Consider minimum order quantities. If your supplier requires a 1,000 kg minimum order but you only need 350 kg, you'll need to plan for excess inventory or coordinate orders across multiple production periods.
Common mistakes in raw material planning
Planning to finished goods demand, not production demand. Your forecast shows what you'll sell, but you produce ahead of sales. If March sales are 15,000 units but you produce for both March and April in March, your material needs are higher than a simple March forecast suggests.
Forgetting about yield loss. If your BOM says 40 grams of oats per unit, but production typically wastes 5%, you actually need 42 grams. Small percentage errors multiply across thousands of units.
Not communicating forecast changes to suppliers. If your forecast jumps significantly, your suppliers need warning. They have their own lead times for materials and production capacity. Surprise orders often mean expedited shipping costs or allocation issues.

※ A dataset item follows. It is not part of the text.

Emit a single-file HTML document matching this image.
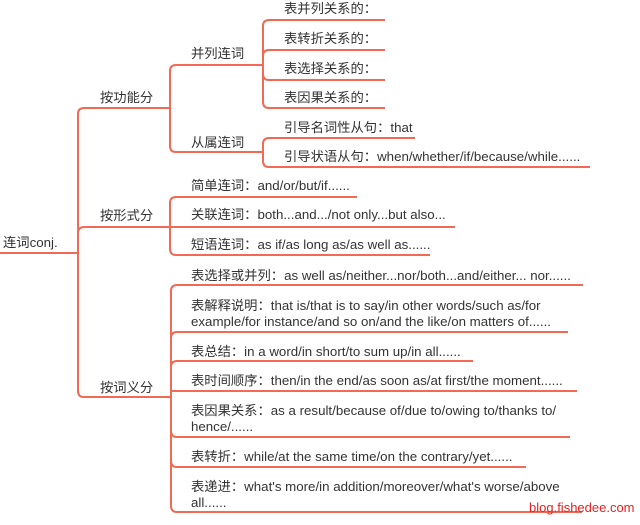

Treating all materials equally. An $0.02 label and a $15/kg specialty ingredient don't deserve the same planning attention. Focus precision on high-value and high-risk materials.
Key takeaways
- Convert finished goods forecasts to material needs using BOM quantities: Forecast × BOM quantity = Gross requirement
- Calculate net requirements by subtracting current inventory and incoming orders, then adding safety stock
- Work backward from ship dates through production time and supplier lead times to determine order dates
- Aggregate material demand across all products that use the same ingredient
- Match your planning horizon to your supplier lead times—plan further ahead for long-lead items
Frequently asked questions
How accurate does my forecast need to be for material planning?
It depends on your lead times and safety stock levels. If materials arrive in a week and you keep two weeks of safety stock, a 20% forecast error is manageable. If lead times are 90 days with thin safety stock, you need much more forecast precision. Build your safety stock and supplier relationships to give yourself room for forecast error.
Should I plan materials weekly or monthly?
Match your planning frequency to your ordering and production cycles. If you produce weekly and order weekly, plan weekly. If you do monthly production runs with monthly orders, monthly planning is sufficient. More frequent planning catches issues earlier but requires more effort.
How do I handle suppliers with unreliable delivery?
Increase safety stock for materials from unreliable suppliers, and order earlier to give yourself recovery time. Also track supplier performance so you have data for negotiations or to justify switching vendors.
What if my BOM quantities change frequently?
If your recipes are still being optimized, use version control on your BOMs and plan based on the current version. Review material plans whenever BOMs change significantly. Frequent BOM changes are a sign you should wait for stability before over-ordering materials.
Can I use the same process for packaging components?
Yes. Packaging goes in your BOM just like ingredients. The same gross-to-net calculation applies. Just remember that packaging often has longer lead times and higher minimum order quantities than raw ingredients, so plan accordingly.